It could be quite an assemblage of hoop talent. Antoine Walker, Allen Iverson, Kobe Bryant, Stephon Marbury, Kevin Garnett and Elton Brand have, at the moment, the option to become free agents in the summer of 2004.
The odds are pretty slim that all of those chaps will be let loose in 16 months to start fending off suitors at every corner. But what happens to them before then depends on how far their current employers are willing to go financially to keep them. And how badly they want to stay where they are or test the waters.
According to an NBA source, Walker, Iverson, Bryant, and Marbury all have opt-out clauses that would kick in after the 2003-04 season. Should they choose to exercise the option, they each would be forfeiting more than $14 million in 2004-05 with the hope of getting more in a new deal. Garnett's contract is up after next season. Brand will be free if he takes the same path that teammate Michael Olowokandi is taking, and so far that looks to be the case.
Walker clearly is the critical guy for the Celtics, and it will be interesting to see how the new owners handle his situation. His agent, Michael Higgins, said this past week that he plans to sit down with the new owners this summer to see what can be done.
"The new owners are big fans," said Higgins, who met them when the Celtics passed through Phoenix last month. "They definitely want to do something. What it is, I don't know.
"Antoine has just told me, 'Let me know when it happens.' He's not worried about anything else other than winning. We'll see what happens."
Under current NBA rules, Walker is eligible at any time to sign an extension, which would kick in after the 2004-05 season. He is eligible to receive a 12.5 percent increase over the final year of his deal, which is $14.625 million. If he were to get the extension, his salary for 2005-06 would start at around $16.45 million. That would mean the Celtics would be paying more than $43 million to three players (Walker, Paul Pierce, and Vin Baker) in the 2004-05 season. And even more the following year.

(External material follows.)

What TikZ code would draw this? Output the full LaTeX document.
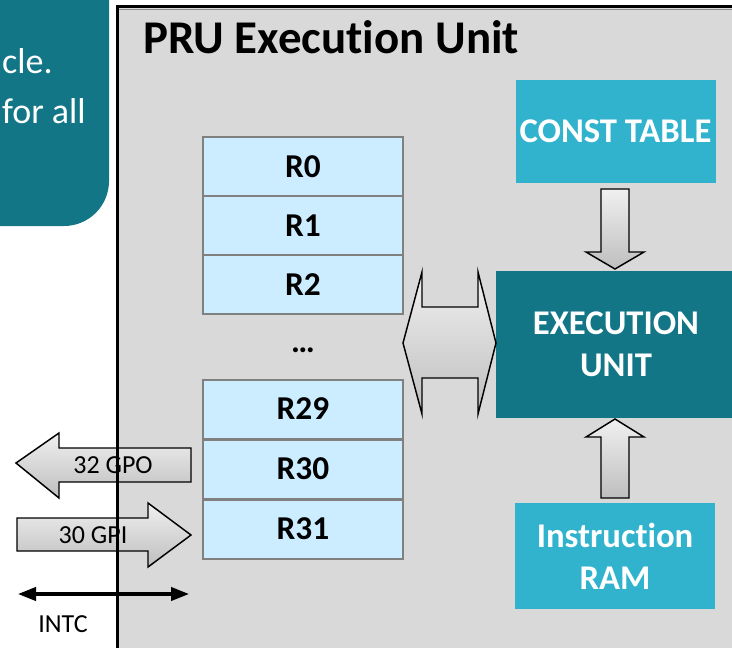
\documentclass[tikz,border=0pt]{standalone}
\usepackage{fontspec}
\setmainfont{Carlito}[Ligatures=NoCommon]
\usetikzlibrary{arrows.meta}

\definecolor{tealdark}{RGB}{19,118,135}
\definecolor{teallight}{RGB}{49,179,206}
\definecolor{regfill}{RGB}{204,236,255}
\definecolor{regborder}{RGB}{128,128,128}
\definecolor{unitbg}{RGB}{217,217,217}
\definecolor{arrowtop}{RGB}{240,240,240}
\definecolor{arrowbot}{RGB}{190,190,190}

\tikzset{
  regbox/.style={draw=regborder, line width=1.5pt, fill=regfill,
    minimum width=150pt, minimum height=44.25pt, inner sep=0pt, outer sep=0pt,
    font=\bfseries\fontsize{25}{28}\selectfont},
  unitbox/.style={inner sep=0pt, outer sep=0pt, text=white, align=center,
    font=\bfseries\fontsize{26}{31.5}\selectfont},
  blockarrow/.style={draw=black, line width=1.1pt, line join=miter,
    top color=arrowtop, bottom color=arrowbot},
  smalllabel/.style={inner sep=0pt, font=\fontsize{19.5}{22}\selectfont},
  notetext/.style={inner sep=0pt, text=white, font=\fontsize{27}{32}\selectfont},
}

\begin{document}
\begin{tikzpicture}[x=0.75pt, y=-0.75pt]
\useasboundingbox (0,0) rectangle (732,647);
\clip (0,0) rectangle (732,647);
\fill[white] (0,0) rectangle (732,647);

% note panel with a rounded lower corner
\fill[tealdark] (-10,-10) -- (109,-10) -- (109,181)
  arc[start angle=0, end angle=90, radius=45] -- (-10,226) -- cycle;
\node[notetext, anchor=base east] (note1) at (53,73) {cle.};
\node[notetext, anchor=base east] (note2) at (86,123) {for all};

% execution unit frame
\fill[unitbg] (117,6) rectangle (740,660);
\draw[black!45, line width=0.8pt] (119,9.5) -- (740,9.5);

\node[inner sep=0pt, anchor=base west, font=\bfseries\fontsize{35.2}{38}\selectfont]
  (title) at (143,53) {PRU Execution Unit};

% register file
\node[regbox] (r0)  at (303,166.5) {R0};
\node[regbox] (r1)  at (303,225.5) {R1};
\node[regbox] (r2)  at (303,284.5) {R2};
\node[inner sep=0pt, font=\bfseries\fontsize{25}{28}\selectfont] (dots) at (303,350) {…};
\node[regbox] (r29) at (303,409) {R29};
\node[regbox] (r30) at (303,469) {R30};
\node[regbox] (r31) at (303,529) {R31};

% functional blocks
\node[unitbox, fill=teallight, minimum width=150pt, minimum height=77.25pt]
  (ct) at (615.5,131.5) {CONST TABLE};
\node[unitbox, fill=tealdark, minimum width=180pt, minimum height=110.25pt]
  (eu) at (616,344.5) {EXECUTION\\UNIT};
\node[unitbox, fill=teallight, minimum width=150pt, minimum height=79.5pt]
  (ir) at (615,556) {Instruction\\RAM};

% block arrows between the blocks
\coordinate (dntip) at (615,269);
\coordinate (uptip) at (615,419);
\coordinate (bustip) at (403,343);
\draw[blockarrow] (dntip) -- ++(-29,-17) -- ++(15,0) -- ++(0,-63) -- ++(28,0)
  -- ++(0,63) -- ++(15,0) -- cycle;
\draw[blockarrow] (uptip) -- ++(-29,18) -- ++(15,0) -- ++(0,61) -- ++(28,0)
  -- ++(0,-61) -- ++(15,0) -- cycle;
\draw[blockarrow] (bustip) -- ++(19,-71) -- ++(0,35) -- ++(56,0) -- ++(0,-35)
  -- ++(18,71) -- ++(-18,71) -- ++(0,-36) -- ++(-56,0) -- ++(0,36) -- cycle;

% I/O arrows
\coordinate (gpotip) at (16,463);
\coordinate (gpitip) at (191,535);
\draw[blockarrow] (gpotip) -- ++(43,-30) -- ++(0,15) -- ++(132,0) -- ++(0,34)
  -- ++(-132,0) -- ++(0,16) -- cycle;
\draw[blockarrow] (gpitip) -- ++(-43,-32) -- ++(0,15) -- ++(-131,0) -- ++(0,33)
  -- ++(131,0) -- ++(0,16) -- cycle;

\draw[line width=2.25pt] (117,660) -- (117,6) -- (740,6);

\node[smalllabel, anchor=base] (gpo) at (113,473) {32 GPO};
\node[smalllabel, anchor=base] (gpi) at (93,543) {30 GPI};

\coordinate (intcl) at (18,594);
\coordinate (intcr) at (189,594);
\draw[line width=2.3pt, {Triangle[length=13.5pt,width=10pt]}-{Triangle[length=13.5pt,width=10pt]}]
  (intcl) -- (intcr);
\node[smalllabel, anchor=base] (intc) at (63,632) {INTC};
\end{tikzpicture}
\end{document}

If the Celtics don't give him the extension, they run the risk of losing him or making him angry. But here's what Higgins and the Celtics owners both know: There won't be many teams with the money to pay Walker anything close to the first-year extension figure. So they could be negotiating against themselves.
The same scenario applies to the other might-be free agents. What teams could have so much money under the cap in 2004 that they'd be an obvious attraction, the way San Antonio will be this summer? A quick read of the team payrolls indicates that the Clippers, Denver, Utah, New Orleans, and Orlando might have money that summer. (The Clippers undoubtedly will. They always have it. They just never spend it.) Utah and Denver might have it if they don't go hog-wild this summer. The Magic might have it if Grant Hill's numbers come off the cap.

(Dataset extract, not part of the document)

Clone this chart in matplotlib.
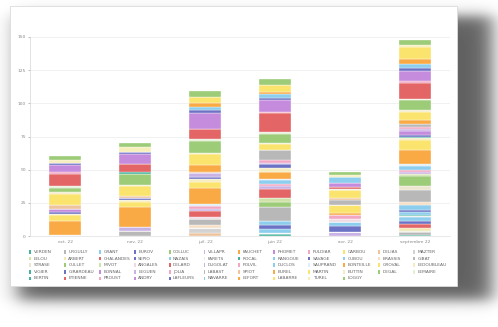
import numpy as np
import matplotlib
matplotlib.use("Agg")
import matplotlib.pyplot as plt
from matplotlib.patches import Rectangle

# ---- data -------------------------------------------------------------
months = ["oct. 22", "nov. 22", "juil. 22", "juin 22", "avr. 22", "septembre 22"]

names = [
    "VERDEN", "URGULLY", "GRANT", "EUROV", "COLLUC", "VILLAPR",
    "FAUCHET", "PHOMET", "PULDIAR", "CARBOU", "DELIAS", "MAZTER",
    "LELOU", "ARBERT", "CHALANDES", "SEPIO", "NAZAIS", "FARETS",
    "ROCAL", "RANGOUE", "SAVAGE", "CUBOU", "BRASSIS", "GIBAT",
    "STRASE", "CULLET", "MIVOT", "ANGALES", "DELARD", "DUGOLAT",
    "POLVIL", "DUCLOS", "SAUPRAND", "BONTEILLE", "GROVAL", "LEDOUBLEAU",
    "VIGIER", "GIRARDEAU", "BONNAL", "LEGUEN", "JOLIA", "LABAST",
    "SPIOT", "BUREL", "MARTIN", "BUTTIN", "DEGAL", "LEMAIRE",
    "BERTIN", "ETIENNE", "PROUST", "ANDRY", "LAFLEURS", "NAVARRE",
    "LEFORT", "LABARRE", "TUREL", "LOGGY",
]

colors = [
    "#45b29d", "#b8b8b8", "#8dcdee", "#6c72c4", "#9dcc78", "#c9b3e6",
    "#f9aa45", "#c58bdc", "#f2a7c3", "#fbe46e", "#eec49d", "#d3d3d3",
    "#cfe3a8", "#f3e8b5", "#e36566", "#6c72c4", "#8dcdee", "#e9e9e9",
    "#45b29d", "#8dcdee", "#6c72c4", "#8dcdee", "#f6dfc4", "#b8b8b8",
    "#ece5cf", "#9dcc78", "#cfe3a8", "#f1d9e2", "#e36566", "#c9b3e6",
    "#f2a7c3", "#8dcdee", "#dfeef7", "#f9aa45", "#fbe46e", "#f5edc0",
    "#45b29d", "#6c72c4", "#c58bdc", "#c9b3e6", "#f2a7c3", "#b8b8b8",
    "#eec49d", "#f9aa45", "#fbe46e", "#f4eccb", "#9dcc78", "#e4efd7",
    "#45b29d", "#e36566", "#f2a7c3", "#c58bdc", "#6c72c4", "#8dcdee",
    "#f9aa45", "#fbe46e", "#f7efb9", "#9dcc78",
]

oct_22 = [
    0, 0, 0, 0, 0, 0, 0, 0, 0, 0,
    0, 0.5, 0, 0, 0, 0, 0, 0, 0, 0,
    0, 0, 0, 0, 0, 0, 0, 0, 0, 0,
    0, 0, 0, 10.5, 4.5, 1, 0, 1.5, 2.5, 0,
    0, 0, 3, 0, 8.5, 1, 3, 1.5, 0, 9.5,
    1, 5.5, 1.5, 0, 0, 0, 2.5, 2.5,
]
nov_22 = [
    0, 0, 0, 0, 0, 0, 0, 0, 0, 0,
    0, 0, 0, 0, 0, 0, 0, 0, 0, 0,
    0, 0, 0, 4, 0, 0, 0, 0, 0, 3,
    0, 0, 0, 15, 4, 1.5, 0, 1.5, 0, 0,
    0, 0, 1.5, 0, 7, 1, 8, 0, 1.5, 6,
    0, 8, 1.5, 0, 0, 0, 3.5, 3,
]
juil_22 = [
    0, 0, 0, 0, 0, 0, 0, 0, 0, 0,
    2, 4, 0, 0, 0, 0, 0, 0, 0, 0,
    0, 0, 2, 4.5, 0, 0, 0, 2, 4, 2,
    2, 0, 1.5, 12, 5, 2, 0, 1.5, 0, 3,
    0, 0, 1, 5, 8, 1, 9, 1.5, 0, 8,
    0, 12, 2, 2.5, 3, 4.5, 0, 4,
]
juin_22 = [
    1.5, 0, 1, 0, 0, 0, 0, 0, 0, 0,
    0, 0, 0, 0, 0, 0, 0, 0, 0, 2.5,
    3, 3, 0, 11, 0, 4, 2.5, 0, 7, 2,
    2, 2.5, 1, 5, 0, 3, 0, 3, 0, 1,
    2.5, 7, 0, 0, 4.5, 1, 7, 1.5, 0, 14,
    1, 9, 1.5, 3, 1.5, 5, 0.5, 4,
]
avr_22 = [
    0, 0, 0, 0, 0, 3, 0, 0, 0, 0,
    0, 0, 0, 0, 0, 0, 0, 0, 0, 0,
    4.5, 3, 0, 0, 0, 0, 0, 2, 0, 0,
    3, 0, 0, 1.5, 6, 0, 0, 0, 0, 0,
    0, 4.5, 1, 0, 6, 0, 0, 1, 0, 1.5,
    0, 3, 0, 4.5, 0, 0, 1.5, 2,
]
sept_22 = [
    1, 2, 0, 0, 1, 0, 0, 0, 0, 0,
    0, 0, 0, 2, 3, 2, 3, 1, 1, 2,
    1.5, 4, 2, 9, 3, 8, 1, 0, 0, 2,
    1, 3, 2, 10, 7.5, 1.5, 1, 1.5, 3, 1.5,
    2, 2, 0, 3, 6, 1.5, 7.5, 1, 0, 12,
    1.5, 7.5, 2, 3, 4, 9, 1.5, 4,
]

yticks = [0, 25, 50, 75, 100, 125, 150]

# ---- figure -------------------------------------------------------------
W, H = 498, 327
fig = plt.figure(figsize=(W / 100, H / 100), dpi=100)
fig.patch.set_facecolor("white")

# backdrop layer in pixel coordinates: soft drop shadow + white card
bg = fig.add_axes([0, 0, 1, 1])
bg.set_xlim(0, W)
bg.set_ylim(H, 0)
bg.axis("off")


def band(v, a, b, s):
    return 0.5 * (np.tanh((v - a) / s) - np.tanh((v - b) / s))


xs = np.arange(W) + 0.5
ys = np.arange(H) + 0.5
shade = 0.62 * np.outer(band(ys, 16, 300, 8), band(xs, 18, 492, 12))
bg.imshow(1 - shade, cmap="gray", vmin=0, vmax=1, extent=[0, W, H, 0],
          aspect="auto", interpolation="bilinear", zorder=0)
bg.add_patch(Rectangle((10, 6), 447, 280, facecolor="white",
                       edgecolor="#dcdcdc", linewidth=0.6, zorder=1))

# ---- stacked bars -------------------------------------------------------
ax = fig.add_axes([30 / W, 1 - 236 / H, 420 / W, 199 / H])
ax.patch.set_alpha(0)

table = np.array([oct_22, nov_22, juil_22, juin_22, avr_22, sept_22])
x = np.arange(len(months))
bottom = np.zeros(len(months))
for i, (name, col) in enumerate(zip(names, colors)):
    vals = table[:, i]
    ax.bar(x, vals, width=0.47, bottom=bottom, color=col,
           edgecolor="white", linewidth=0.25, zorder=3)
    bottom += vals

ax.set_xlim(-0.5, len(months) - 0.5)
ax.set_ylim(0, 150)
ax.set_yticks(yticks)
ax.set_yticklabels([str(v) for v in yticks])
ax.set_xticks(x)
ax.set_xticklabels(months)
ax.tick_params(axis="both", labelsize=3.2, colors="#888888", length=1.5,
               width=0.4, pad=1.5)
ax.tick_params(axis="x", length=0, pad=3)
ax.grid(axis="y", color="#ececec", linewidth=0.5, zorder=0)
for side in ("top", "right"):
    ax.spines[side].set_visible(False)
ax.spines["left"].set_color("#d6d6d6")
ax.spines["left"].set_linewidth(0.5)
ax.spines["bottom"].set_color("#e0e0e0")
ax.spines["bottom"].set_linewidth(0.5)

# ---- legend grid (12 per row) -------------------------------------------
for k, (name, col) in enumerate(zip(names, colors)):
    row, c = divmod(k, 12)
    px = 30 + c * 34.9
    py = 252 + row * 6.6
    bg.add_patch(Rectangle((px - 0.9, py - 1.8), 1.8, 3.6, facecolor=col,
                           edgecolor="none", zorder=2))
    bg.text(px + 3.5, py, name, fontsize=3.2, color="#666666",
            va="center", ha="left", zorder=2)

fig.savefig("out.png", dpi=100)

Another team that will have money that summer: expansionista Charlotte. But what player of that caliber is going to want to go to a start-up? There's talk that Memphis's Jerry West will try to unload some contracts to get enough money to take a run at Bryant. He may be able to do that if he can unload Wesley Person and Brevin Knight and if Big Country Reeves's contract can come off the books because of retirement/injury.
The Lakers, however, have basically given Bryant an extension — three years for nearly $55 million. It's sitting on the proverbial desk, waiting for his signature. But Kobe is in no hurry to sign — he's had nine months to think it over — and seems inclined to wait until there's a new collective bargaining agreement. (The current one expires in 2004, with the owners having an option to extend it to 2005.) Marbury seems to have found a home in Phoenix, but the Suns will already be paying huge dollars to Penny Hardaway and Shawn Marion. You have to think the Sixers will try to hang on to Iverson, and you have to think the Celtics and Walker will find a way to make it work.
More intriguing will be Garnett. He is due to make an astonishing $28 million next season. He's making an astonishing $25.2 million this season. You'll see Kevin McHale at a PETA rally before Minnesota gives Garnett an extension over and above what he's already making. It can't. It'd be financial suicide.
The Lakers went proactive with Shaquille O'Neal when he was eligible to sign an extension; O'Neal is signed through 2005-06 at ridiculous numbers. But he's also got three rings, three NBA Finals MVP awards, and remains the single most dominating player in the game. He also is eligible this summer to do another three-year extension that could add another $120 million to his vast reserves. (He would be getting around $44 million a year at the age of 37 if he signs it, and it's for the maximum numbers.)
Garnett has not even won a playoff series, although it isn't for lack of effort or talent. Unless the Wolves move him, the negotiations for a new deal are going to be very interesting. How high will Minnesota go? How low will KG go? Most of us could find a way to live on $15 million-$16 million a year, especially if we'd earned $53 million in the last two. But that's not how these things go when the agents, financial guys, and posses start getting involved. They look at it as a 50 percent pay cut.
By next fall, we should have a clearer picture of where these guys are liable to be. The guess is that most of them, with the exception of Brand, will stay put because they're needed, they seem to like where they are, and there aren't a whole lot of attractive options to go elsewhere.